- Goal of the exercise: Pictures within the data are to be left out; everything else must be reproduced exactly.

- Information provided:
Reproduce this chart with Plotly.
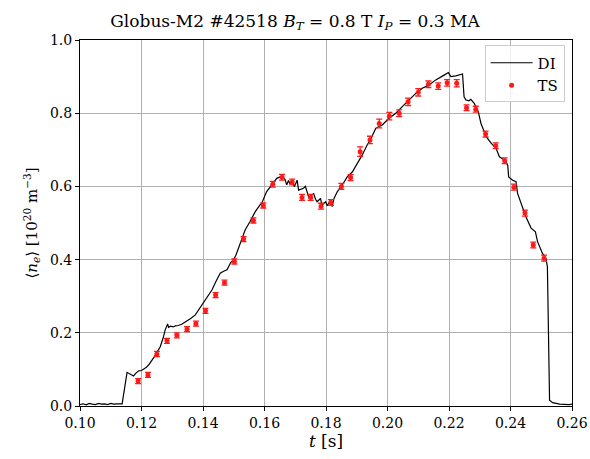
import plotly.graph_objects as go

# Interferometer (DI) line-averaged density trace
di_t = [0.1000, 0.1010, 0.1020, 0.1030, 0.1040, 0.1050, 0.1060, 0.1070, 0.1080, 0.1090,
        0.1100, 0.1110, 0.1120, 0.1130, 0.1137, 0.1153, 0.1160, 0.1167, 0.1174, 0.1182,
        0.1191, 0.1200, 0.1207, 0.1215, 0.1223, 0.1232, 0.1242, 0.1251, 0.1261, 0.1270,
        0.1277, 0.1285, 0.1288, 0.1295, 0.1303, 0.1310, 0.1320, 0.1332, 0.1340, 0.1348,
        0.1360, 0.1375, 0.1388, 0.1402, 0.1415, 0.1429, 0.1442, 0.1456, 0.1467, 0.1478,
        0.1490, 0.1499, 0.1507, 0.1521, 0.1537, 0.1553, 0.1570, 0.1586, 0.1591, 0.1607,
        0.1624, 0.1640, 0.1656, 0.1667, 0.1672, 0.1678, 0.1683, 0.1691, 0.1697, 0.1706,
        0.1711, 0.1727, 0.1733, 0.1738, 0.1744, 0.1755, 0.1760, 0.1766, 0.1771, 0.1782,
        0.1787, 0.1799, 0.1804, 0.1815, 0.1820, 0.1826, 0.1837, 0.1853, 0.1869, 0.1886,
        0.1902, 0.1918, 0.1935, 0.1945, 0.1962, 0.1983, 0.2005, 0.2027, 0.2048, 0.2070,
        0.2092, 0.2113, 0.2135, 0.2157, 0.2173, 0.2184, 0.2198, 0.2206, 0.2222, 0.2233,
        0.2244, 0.2249, 0.2255, 0.2265, 0.2271, 0.2282, 0.2295, 0.2304, 0.2321, 0.2337,
        0.2353, 0.2364, 0.2380, 0.2391, 0.2394, 0.2407, 0.2418, 0.2423, 0.2434, 0.2450,
        0.2467, 0.2481, 0.2488, 0.2504, 0.2515, 0.2520, 0.2527, 0.2537, 0.2560, 0.2570,
        0.2580, 0.2590, 0.2600]
di_ne = [0.004, 0.006, 0.003, 0.007, 0.005, 0.004, 0.007, 0.005, 0.006, 0.004,
         0.007, 0.005, 0.006, 0.005, 0.006, 0.092, 0.089, 0.087, 0.082, 0.090,
         0.096, 0.097, 0.100, 0.105, 0.112, 0.122, 0.135, 0.148, 0.162, 0.185,
         0.208, 0.224, 0.215, 0.218, 0.216, 0.219, 0.220, 0.224, 0.228, 0.232,
         0.239, 0.249, 0.265, 0.282, 0.298, 0.317, 0.340, 0.363, 0.368, 0.372,
         0.392, 0.399, 0.412, 0.445, 0.481, 0.504, 0.531, 0.550, 0.554, 0.586,
         0.604, 0.622, 0.628, 0.619, 0.604, 0.616, 0.607, 0.613, 0.599, 0.617,
         0.590, 0.595, 0.600, 0.583, 0.570, 0.577, 0.580, 0.565, 0.558, 0.567,
         0.549, 0.558, 0.547, 0.563, 0.545, 0.567, 0.586, 0.604, 0.626, 0.640,
         0.663, 0.686, 0.715, 0.728, 0.759, 0.768, 0.786, 0.800, 0.818, 0.836,
         0.854, 0.868, 0.877, 0.891, 0.900, 0.904, 0.911, 0.900, 0.902, 0.904,
         0.907, 0.845, 0.836, 0.834, 0.838, 0.827, 0.805, 0.772, 0.736, 0.718,
         0.704, 0.681, 0.672, 0.658, 0.626, 0.617, 0.613, 0.581, 0.554, 0.517,
         0.486, 0.476, 0.449, 0.417, 0.404, 0.381, 0.016, 0.009, 0.005, 0.004,
         0.005, 0.004, 0.005]

# Thomson scattering (TS) volume-averaged density with error bars
ts_t = [0.1189, 0.1221, 0.1250, 0.1283, 0.1315, 0.1348, 0.1377, 0.1408, 0.1441, 0.1470,
        0.1502, 0.1532, 0.1564, 0.1596, 0.1627, 0.1657, 0.1690, 0.1722, 0.1750, 0.1784,
        0.1816, 0.1850, 0.1880, 0.1911, 0.1943, 0.1973, 0.2006, 0.2038, 0.2067, 0.2100,
        0.2133, 0.2165, 0.2194, 0.2225, 0.2257, 0.2287, 0.2319, 0.2352, 0.2381, 0.2411,
        0.2447, 0.2474, 0.2509]
ts_ne = [0.068, 0.085, 0.142, 0.178, 0.193, 0.210, 0.225, 0.260, 0.303, 0.337,
         0.395, 0.456, 0.507, 0.548, 0.606, 0.625, 0.612, 0.570, 0.570, 0.546,
         0.556, 0.600, 0.624, 0.695, 0.727, 0.772, 0.792, 0.800, 0.831, 0.857,
         0.879, 0.874, 0.883, 0.882, 0.815, 0.811, 0.743, 0.711, 0.670, 0.598,
         0.527, 0.440, 0.404]
ts_err = [0.007, 0.007, 0.007, 0.007, 0.007, 0.007, 0.007, 0.007, 0.007, 0.007,
          0.007, 0.007, 0.007, 0.007, 0.008, 0.008, 0.008, 0.008, 0.008, 0.008,
          0.008, 0.008, 0.008, 0.013, 0.010, 0.012, 0.010, 0.009, 0.010, 0.010,
          0.009, 0.009, 0.009, 0.010, 0.008, 0.008, 0.008, 0.008, 0.008, 0.008,
          0.008, 0.008, 0.008]

x_ticks = [0.10, 0.12, 0.14, 0.16, 0.18, 0.20, 0.22, 0.24, 0.26]
y_ticks = [0.0, 0.2, 0.4, 0.6, 0.8, 1.0]

FONT = "DejaVu Serif"

fig = go.Figure()
fig.add_trace(go.Scatter(
    x=di_t, y=di_ne, mode="lines", name="DI",
    line=dict(color="black", width=1.2),
))
fig.add_trace(go.Scatter(
    x=ts_t, y=ts_ne, mode="markers", name="TS",
    marker=dict(color="#ff1a1a", size=5),
    error_y=dict(type="data", array=ts_err, color="#ff1a1a", thickness=1.3, width=3),
))

axis_common = dict(
    showline=True, linecolor="black", linewidth=1, mirror=True,
    ticks="outside", ticklen=4, tickcolor="black",
    showgrid=True, gridcolor="#b0b0b0", gridwidth=1,
    zeroline=False, automargin=False,
    tickfont=dict(family=FONT, size=14, color="black"),
)

fig.update_layout(
    width=590, height=459,
    margin=dict(l=80, r=18, t=40, b=53),
    paper_bgcolor="white", plot_bgcolor="white",
    font=dict(family=FONT, size=14, color="black"),
    title=dict(
        text="Globus-M2 #42518 <i>B</i><sub><i>T</i></sub> = 0.8 T <i>I</i><sub><i>P</i></sub> = 0.3 MA",
        x=0.5, xanchor="center", y=0.955, yanchor="middle",
        font=dict(family=FONT, size=17),
    ),
    xaxis=dict(
        range=[0.10, 0.26], tickvals=x_ticks,
        ticktext=[f"{v:.2f}" for v in x_ticks],
        title=dict(text="<i>t</i> [s]", font=dict(family=FONT, size=17), standoff=4),
        **axis_common,
    ),
    yaxis=dict(
        range=[0.0, 1.0], tickvals=y_ticks,
        ticktext=[f"{v:.1f}" for v in y_ticks],
        title=dict(text="⟨<i>n</i><sub><i>e</i></sub>⟩ [10<sup>20</sup> m<sup>−3</sup>]",
                   font=dict(family=FONT, size=15), standoff=8),
        **axis_common,
    ),
    legend=dict(
        x=0.985, y=0.985, xanchor="right", yanchor="top",
        bgcolor="rgba(255,255,255,0.8)", bordercolor="#cccccc", borderwidth=1,
        font=dict(family=FONT, size=15),
        itemwidth=42, tracegroupgap=2,
    ),
    showlegend=True,
)

fig.write_html("out.html")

- The output:
Reproduce this chart with Plotly.
import plotly.graph_objects as go

# Interferometer (DI) line-averaged density trace
di_t = [0.1000, 0.1010, 0.1020, 0.1030, 0.1040, 0.1050, 0.1060, 0.1070, 0.1080, 0.1090,
        0.1100, 0.1110, 0.1120, 0.1130, 0.1137, 0.1153, 0.1160, 0.1167, 0.1174, 0.1182,
        0.1191, 0.1200, 0.1207, 0.1215, 0.1223, 0.1232, 0.1242, 0.1251, 0.1261, 0.1270,
        0.1277, 0.1285, 0.1288, 0.1295, 0.1303, 0.1310, 0.1320, 0.1332, 0.1340, 0.1348,
        0.1360, 0.1375, 0.1388, 0.1402, 0.1415, 0.1429, 0.1442, 0.1456, 0.1467, 0.1478,
        0.1490, 0.1499, 0.1507, 0.1521, 0.1537, 0.1553, 0.1570, 0.1586, 0.1591, 0.1607,
        0.1624, 0.1640, 0.1656, 0.1667, 0.1672, 0.1678, 0.1683, 0.1691, 0.1697, 0.1706,
        0.1711, 0.1727, 0.1733, 0.1738, 0.1744, 0.1755, 0.1760, 0.1766, 0.1771, 0.1782,
        0.1787, 0.1799, 0.1804, 0.1815, 0.1820, 0.1826, 0.1837, 0.1853, 0.1869, 0.1886,
        0.1902, 0.1918, 0.1935, 0.1945, 0.1962, 0.1983, 0.2005, 0.2027, 0.2048, 0.2070,
        0.2092, 0.2113, 0.2135, 0.2157, 0.2173, 0.2184, 0.2198, 0.2206, 0.2222, 0.2233,
        0.2244, 0.2249, 0.2255, 0.2265, 0.2271, 0.2282, 0.2295, 0.2304, 0.2321, 0.2337,
        0.2353, 0.2364, 0.2380, 0.2391, 0.2394, 0.2407, 0.2418, 0.2423, 0.2434, 0.2450,
        0.2467, 0.2481, 0.2488, 0.2504, 0.2515, 0.2520, 0.2527, 0.2537, 0.2560, 0.2570,
        0.2580, 0.2590, 0.2600]
di_ne = [0.004, 0.006, 0.003, 0.007, 0.005, 0.004, 0.007, 0.005, 0.006, 0.004,
         0.007, 0.005, 0.006, 0.005, 0.006, 0.092, 0.089, 0.087, 0.082, 0.090,
         0.096, 0.097, 0.100, 0.105, 0.112, 0.122, 0.135, 0.148, 0.162, 0.185,
         0.208, 0.224, 0.215, 0.218, 0.216, 0.219, 0.220, 0.224, 0.228, 0.232,
         0.239, 0.249, 0.265, 0.282, 0.298, 0.317, 0.340, 0.363, 0.368, 0.372,
         0.392, 0.399, 0.412, 0.445, 0.481, 0.504, 0.531, 0.550, 0.554, 0.586,
         0.604, 0.622, 0.628, 0.619, 0.604, 0.616, 0.607, 0.613, 0.599, 0.617,
         0.590, 0.595, 0.600, 0.583, 0.570, 0.577, 0.580, 0.565, 0.558, 0.567,
         0.549, 0.558, 0.547, 0.563, 0.545, 0.567, 0.586, 0.604, 0.626, 0.640,
         0.663, 0.686, 0.715, 0.728, 0.759, 0.768, 0.786, 0.800, 0.818, 0.836,
         0.854, 0.868, 0.877, 0.891, 0.900, 0.904, 0.911, 0.900, 0.902, 0.904,
         0.907, 0.845, 0.836, 0.834, 0.838, 0.827, 0.805, 0.772, 0.736, 0.718,
         0.704, 0.681, 0.672, 0.658, 0.626, 0.617, 0.613, 0.581, 0.554, 0.517,
         0.486, 0.476, 0.449, 0.417, 0.404, 0.381, 0.016, 0.009, 0.005, 0.004,
         0.005, 0.004, 0.005]

# Thomson scattering (TS) volume-averaged density with error bars
ts_t = [0.1189, 0.1221, 0.1250, 0.1283, 0.1315, 0.1348, 0.1377, 0.1408, 0.1441, 0.1470,
        0.1502, 0.1532, 0.1564, 0.1596, 0.1627, 0.1657, 0.1690, 0.1722, 0.1750, 0.1784,
        0.1816, 0.1850, 0.1880, 0.1911, 0.1943, 0.1973, 0.2006, 0.2038, 0.2067, 0.2100,
        0.2133, 0.2165, 0.2194, 0.2225, 0.2257, 0.2287, 0.2319, 0.2352, 0.2381, 0.2411,
        0.2447, 0.2474, 0.2509]
ts_ne = [0.068, 0.085, 0.142, 0.178, 0.193, 0.210, 0.225, 0.260, 0.303, 0.337,
         0.395, 0.456, 0.507, 0.548, 0.606, 0.625, 0.612, 0.570, 0.570, 0.546,
         0.556, 0.600, 0.624, 0.695, 0.727, 0.772, 0.792, 0.800, 0.831, 0.857,
         0.879, 0.874, 0.883, 0.882, 0.815, 0.811, 0.743, 0.711, 0.670, 0.598,
         0.527, 0.440, 0.404]
ts_err = [0.007, 0.007, 0.007, 0.007, 0.007, 0.007, 0.007, 0.007, 0.007, 0.007,
          0.007, 0.007, 0.007, 0.007, 0.008, 0.008, 0.008, 0.008, 0.008, 0.008,
          0.008, 0.008, 0.008, 0.013, 0.010, 0.012, 0.010, 0.009, 0.010, 0.010,
          0.009, 0.009, 0.009, 0.010, 0.008, 0.008, 0.008, 0.008, 0.008, 0.008,
          0.008, 0.008, 0.008]

x_ticks = [0.10, 0.12, 0.14, 0.16, 0.18, 0.20, 0.22, 0.24, 0.26]
y_ticks = [0.0, 0.2, 0.4, 0.6, 0.8, 1.0]

FONT = "DejaVu Serif"

fig = go.Figure()
fig.add_trace(go.Scatter(
    x=di_t, y=di_ne, mode="lines", name="DI",
    line=dict(color="black", width=1.2),
))
fig.add_trace(go.Scatter(
    x=ts_t, y=ts_ne, mode="markers", name="TS",
    marker=dict(color="#ff1a1a", size=5),
    error_y=dict(type="data", array=ts_err, color="#ff1a1a", thickness=1.3, width=3),
))

axis_common = dict(
    showline=True, linecolor="black", linewidth=1, mirror=True,
    ticks="outside", ticklen=4, tickcolor="black",
    showgrid=True, gridcolor="#b0b0b0", gridwidth=1,
    zeroline=False, automargin=False,
    tickfont=dict(family=FONT, size=14, color="black"),
)

fig.update_layout(
    width=590, height=459,
    margin=dict(l=80, r=18, t=40, b=53),
    paper_bgcolor="white", plot_bgcolor="white",
    font=dict(family=FONT, size=14, color="black"),
    title=dict(
        text="Globus-M2 #42518 <i>B</i><sub><i>T</i></sub> = 0.8 T <i>I</i><sub><i>P</i></sub> = 0.3 MA",
        x=0.5, xanchor="center", y=0.955, yanchor="middle",
        font=dict(family=FONT, size=17),
    ),
    xaxis=dict(
        range=[0.10, 0.26], tickvals=x_ticks,
        ticktext=[f"{v:.2f}" for v in x_ticks],
        title=dict(text="<i>t</i> [s]", font=dict(family=FONT, size=17), standoff=4),
        **axis_common,
    ),
    yaxis=dict(
        range=[0.0, 1.0], tickvals=y_ticks,
        ticktext=[f"{v:.1f}" for v in y_ticks],
        title=dict(text="⟨<i>n</i><sub><i>e</i></sub>⟩ [10<sup>20</sup> m<sup>−3</sup>]",
                   font=dict(family=FONT, size=15), standoff=8),
        **axis_common,
    ),
    legend=dict(
        x=0.985, y=0.985, xanchor="right", yanchor="top",
        bgcolor="rgba(255,255,255,0.8)", bordercolor="#cccccc", borderwidth=1,
        font=dict(family=FONT, size=15),
        itemwidth=42, tracegroupgap=2,
    ),
    showlegend=True,
)

fig.write_html("out.html")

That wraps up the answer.